ME irrita un par de congos la k que ha tomado carta de naturaleza en el verbo Ocupar. Hubo un tiempo en que quizá tuvo sentido porque esa grafía respondía a algo que, gustándome más o menos, respondía a unas inquietudes nobles y que en algunos lugares se tradujo en una mejora urbanística y social. Hablo de locales cuyos dueños se habían desentendido de la propiedad y que recobraron vida gracias a unas y unos jóvenes entusiastas que, además, tuvieron como primer empeño mejorar la convivencia del barrio en que intervenían. Así, además de poner a disposición del vecindario todo tipo de recursos, desde cursillos a guarderías o cuidados a mayores, adecentaron fachadas e interiores y mantuvieron los entornos limpios como patenas.

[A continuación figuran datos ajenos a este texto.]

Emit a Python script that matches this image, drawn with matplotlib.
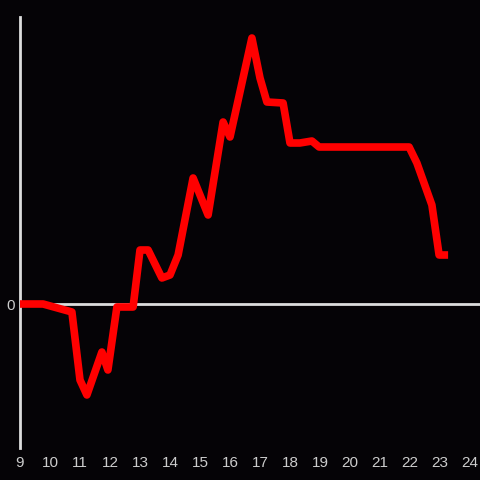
import matplotlib.pyplot as plt

# hour of day and change (arbitrary units, only 0 is labelled)
hours = [9.0, 9.77, 10.73, 11.0, 11.23, 11.73, 11.93, 12.23, 12.77, 13.0,
         13.27, 13.73, 14.0, 14.27, 14.77, 15.27, 15.77, 16.0, 16.73, 17.0,
         17.23, 17.77, 18.0, 18.33, 18.73, 18.97, 21.97, 22.23, 22.73, 22.97,
         23.27]
values = [0, 0, -8, -76, -91, -48, -66, -3, -3, 54,
          54, 26, 29, 49, 126, 89, 182, 167, 266, 226,
          202, 201, 161, 161, 163, 157, 157, 141, 99, 49,
          49]
xticks = list(range(9, 25))

BG = "#050306"
AXIS = "#dddddd"
TEXT = "#cccccc"

fig = plt.figure(figsize=(4.8, 4.8), dpi=100, facecolor=BG)
ax = fig.add_axes([20 / 480, 32 / 480, 460 / 480, 431 / 480])
ax.set_facecolor(BG)

ax.axhline(0, color=AXIS, lw=2.0, zorder=1)
ax.plot(hours, values, color="#ff0000", lw=5.5, solid_capstyle="butt",
        solid_joinstyle="round", zorder=3)

ax.set_xlim(9, 9 + 460 / 30)
ax.set_ylim(-144, 287)
ax.set_xticks(xticks)
ax.set_xticklabels([str(t) for t in xticks])
ax.set_yticks([0])
ax.set_yticklabels(["0"])
ax.tick_params(axis="both", length=0, colors=TEXT, labelsize=11)
ax.tick_params(axis="x", pad=6)
ax.tick_params(axis="y", pad=4)
for lab in ax.get_xticklabels() + ax.get_yticklabels():
    lab.set_fontfamily("Liberation Sans")

for side in ["top", "right", "bottom"]:
    ax.spines[side].set_visible(False)
ax.spines["left"].set_color(AXIS)
ax.spines["left"].set_linewidth(2.0)

fig.savefig("out.png", dpi=100, facecolor=BG)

Eso no tiene nada que ver con el vandalismo insolidario y matón de quienes entran a saco en una propiedad ajena -siempre modesta-, destrozan lo que encuentran a su paso y convierten en un infierno la vida del resto de los moradores del edificio, familias que, con suerte, disponen del sueldo mínimo a costa de horarios eternos. No son okupas. Ni siquiera ocupas. Son usurpadores sin el menor principio que se valen de la fuerza, de la legislación vigente -con la ley de vivienda como guinda definitiva- y de la complicidad desacomplejada de los más progres del lugar, tipas y tipos que llegan a negar la existencia del fenómeno, entre otras cosas, porque se saben a salvo de que sus viviendas sean vilmente allanadas. No hablo de oídas. A tres kilómetros a la redonda de mi domicilio he conocido una docena de usurpaciones violentas ante las que solo se han rebelado los vecinos.